Thursday, October 29, 2009

One Man's Annoying/Aggravating/Interesting Access Picture of the Week

I took the picture below at a Byerly's, which is the grocery store that I shop at in Minneapolis the most often. With the mostly meager bottom line that I’ve carried through my four years of law school, plus the handful of years since, I probably shouldn’t have continued to shop there with such regularity because it’s a grocery chain that caters to a wealthier clientele on the whole, and has higher prices on average as a result. But I’ve continued to do so nonetheless for three main reasons: 1) I workout in the neighborhood every Friday afternoon so it’s convenient, 2) they bag my groceries for me, and 3) I can either drive up to retrieve them or they carry them out to my van for me if I can't handle them myself. It's a huge selling point for me.

What’s the big deal with the latter two points some may now be asking themselves. Well you don’t live in the greater Minneapolis area, where for some reason hardly any prominent grocery store chains bag shopper’s groceries for them. In fact, it’s one of three cultural observations that immediately struck me upon moving to the cities: 1) the vast majority of common grocery stores don’t bag groceries, 2) no grocery stores have liquor stores attached to them, and 3) liquor stores aren’t even open on Sundays. I grew up my whole life in Wisconsin with grocery stores having hired baggers on hand for every checkout aisle, so I found the fact that they don’t do the same thing in Minneapolis very out of place, not to mention unfortunate for me personally since it can be quite difficult for me to bag all my goods by myself. And not being able to buy a case of full strength beer on football Sundays over here is just plain mind-blowingly asinine to me; I mean the state of Wisconsin would shut down if that was the case over there. That’s not even a theory, that’s a true fact. Wisconsinites come strong in that department.

Anyway, two things immediately stick out to me when I witness a parking scenario like this. First, this person is parked crooked across the yellow access stripes. As I’ve mentioned before, those striped zones are vital for someone like me who needs extra parking room for my ramp and wheelchair. I have what I think is a pretty strong theory that drivers who don’t have true, permanent physical disabilities are the primary culprits for parking crooked like that. Those of us that do live with more significant disabilities always park straight, even if we're in a rush, because we respect the fact that other people might need to use those striped zones for their own access.


Second, the car is a Lexus. I’ll admit right off the bat that people with all kinds of disabilities drive all styles of vehicles. But that notwithstanding, whenever I see a luxury vehicle parked in a handicapped parking space, let alone when it’s both a luxury car and parked crooked, it always raises an eyebrow. Moreover, in all of my vast accessible parking experiences spanning thirteen years I have yet to see a person getting in or out of their luxury vehicle who looked like they needed to park in an accessible space. When I see that I always picture a doctor doing a favor for a golf country club buddy so they can park close everywhere and not get their nice car scratched.

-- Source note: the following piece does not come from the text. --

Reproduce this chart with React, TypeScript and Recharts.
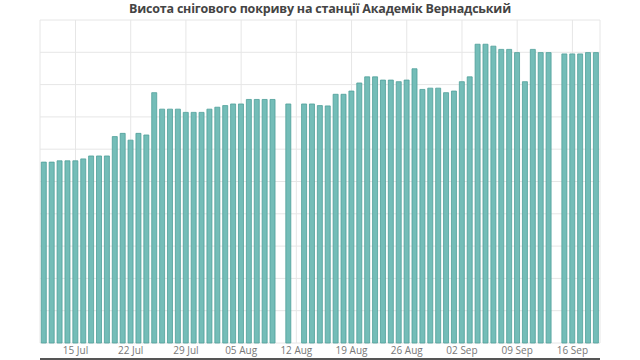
import { Bar, BarChart, CartesianGrid, XAxis, YAxis } from "recharts";

const TITLE = "Висота снігового покриву на станції Академік Вернадський";

// one bar per day, 11 Jul .. 19 Sep (null = no measurement)
const START_DAY = "2019-07-11";
const SNOW = [
  56, 56, 56.4, 56.4, 56.4, 57, 57.9, 57.9, 57.9, 63.9,
  64.9, 62.8, 64.9, 64.4, 77.5, 72.4, 72.4, 72.4, 71.4, 71.4,
  71.4, 72.4, 73, 73.5, 74, 74, 75.4, 75.4, 75.4, 75.4,
  null, 74, null, 74, 74, 73.5, 73.4, 77, 77, 78,
  80.5, 82.4, 82.4, 81.4, 81.4, 80.9, 81.4, 84.9, 78.5, 78.9,
  78.9, 77.5, 78, 80.9, 82.4, 92.5, 92.5, 91.9, 90.9, 90.9,
  89.9, 80.9, 90.9, 89.9, 89.9, null, 89.5, 89.5, 89.5, 89.9,
  89.9,
];

const X_TICKS = [
  "15 Jul", "22 Jul", "29 Jul", "05 Aug", "12 Aug",
  "19 Aug", "26 Aug", "02 Sep", "09 Sep", "16 Sep",
];
const Y_TICKS = [0, 10, 20, 30, 40, 50, 60, 70, 80, 90, 100];

const MONTHS = ["Jan", "Feb", "Mar", "Apr", "May", "Jun", "Jul", "Aug", "Sep", "Oct", "Nov", "Dec"];

function dayLabel(i: number) {
  const d = new Date(START_DAY + "T00:00:00Z");
  d.setUTCDate(d.getUTCDate() + i);
  return String(d.getUTCDate()).padStart(2, "0") + " " + MONTHS[d.getUTCMonth()];
}

const data = SNOW.map((v, i) => ({ day: dayLabel(i), snow: v }));

export default function App() {
  return (
    <div style={{ position: "absolute", left: 0, top: 0, width: 640, height: 360, background: "#fff" }}>
      <div
        style={{
          position: "absolute",
          top: 0,
          left: 0,
          width: 640,
          textAlign: "center",
          fontFamily: "'Open Sans', sans-serif",
          fontWeight: 700,
          fontSize: 12.5,
          letterSpacing: -0.2,
          lineHeight: "18px",
          color: "#444",
        }}
      >
        {TITLE}
      </div>
      <BarChart
        width={640}
        height={360}
        data={data}
        margin={{ top: 20, right: 40, bottom: 0, left: 40 }}
        barCategoryGap={1.3}
      >
        <CartesianGrid stroke="#e6e6e6" />
        <XAxis
          dataKey="day"
          ticks={X_TICKS}
          interval={0}
          height={16}
          axisLine={false}
          tickLine={false}
          tickSize={3}
          tickMargin={1}
          tick={{ fill: "#777", fontSize: 10, fontFamily: "'Open Sans', sans-serif" }}
        />
        <XAxis
          xAxisId="base"
          dataKey="day"
          height={1}
          tick={false}
          tickLine={false}
          axisLine={{ stroke: "#555", strokeWidth: 2 }}
        />
        <YAxis hide domain={[0, 100]} ticks={Y_TICKS} />
        <Bar
          dataKey="snow"
          fill="#74bdb8"
          stroke="#4f9f99"
          strokeWidth={0.8}
          isAnimationActive={false}
        />
      </BarChart>
    </div>
  );
}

A quick relatable anecdote: About six months after my accident my parents were invited to attend the Governor’s Christmas party down in Madison, WI. At that dinner my parents were seated next to some wealthy desperate housewife who was talking openly about how she had her doctor friend write her a script for a handicapped parking hangtag, and how great it was to be able to always have an open parking spot when she went shopping. My parents didn’t say anything at the time so as not to potentially make a scene with so many of my dad’s Secretary Cabinet colleagues around, but my dad said that my mom was pretty upset by it on the drive home. Granted, it was still a highly emotional transitional time for my family, but on the whole that was a pretty classless move by that lady to be so ignorantly boastful, even if she couldn't have reasonable predicted that someone within earshot had a disability connection. And unfortunately that's not an isolated incident in that regard.

I had a similar experience my last semester of college when I was doing an internship at a law firm. At the spring firm picnic I started to overhear a handful of guys, including one of the senior most partners, standing about eight feet away from me talking up the great advantages of getting to use handicapped parking whenever they got the chance (i.e. through friends, wives, relatives, etc.). I didn’t say anything at the time because I was the low man on the totem pole and had it in the back of my mind somewhere that if I got after them and caused any embarrassment (even if it was due) that I would blow my chances of working there someday, if I ever applied for an attorney position after law school. But I always regretted it, even if one of the lawyer’s names was placed most prominently on the firm’s letterhead. If I could do it over again I probably would have said, “Do you guys mind not talking so loud about how great handicapped parking is in front of the guy in the wheelchair?"

But all in all the point of this picture in particular is that in my world a person parking crooked in a handicapped spot + driving a luxury vehicle usually equals a shady disability situation + I have to park somewhere else.